Biya has ruled with openness and tolerance, said former minister Elvis Ngolle Ngolle. Old age, he said, has its advantages.
“The more you add up the age, the wiser you become – the more experienced, tolerant, logical you become,” Ngolle said.
‘I can’t celebrate’
Popular journalist and whistleblower Paul Chouta disagrees. Chouta, an outspoken critic of Biya, has been repeatedly beaten and tortured in recent years. He lives in fear: just the sound of his floorboards creaking sends him into a panic.
On March 9 last year, unknown assailants bundled him into the back of a car and drove him to an isolated spot near Yaounde airport. They beat him with stones and batons and left him for dead, he said.
Chouta is one of several reporters who have been beaten or killed. Two journalists were killed in the last month, prompting condemnation from the United Nations.

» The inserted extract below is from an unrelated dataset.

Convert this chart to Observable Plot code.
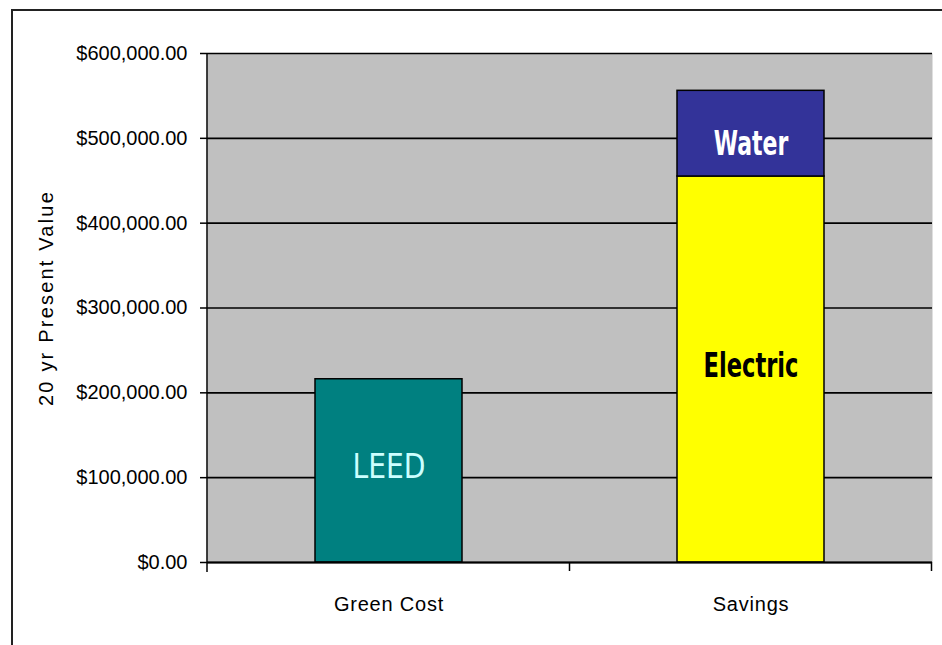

“If he [Biya] loves Cameroonians, let him fix things and go. The woes are deep,” Chouta told Reuters news agency.
It is not only well-known reporters who are wary.
Kouam Yves, a motorcycle taxi driver, last week stood at a newspaper stand discussing the news headlines with colleagues. He struggles to make a living and is critical of Biya and what he describes as rampant corruption. But he paused as he spoke, worried about who might be listening.
“I can’t celebrate the head of state’s birthday. For more than 20 years, I have not seen anything which we have executed in this country that went well like in other countries,” he said.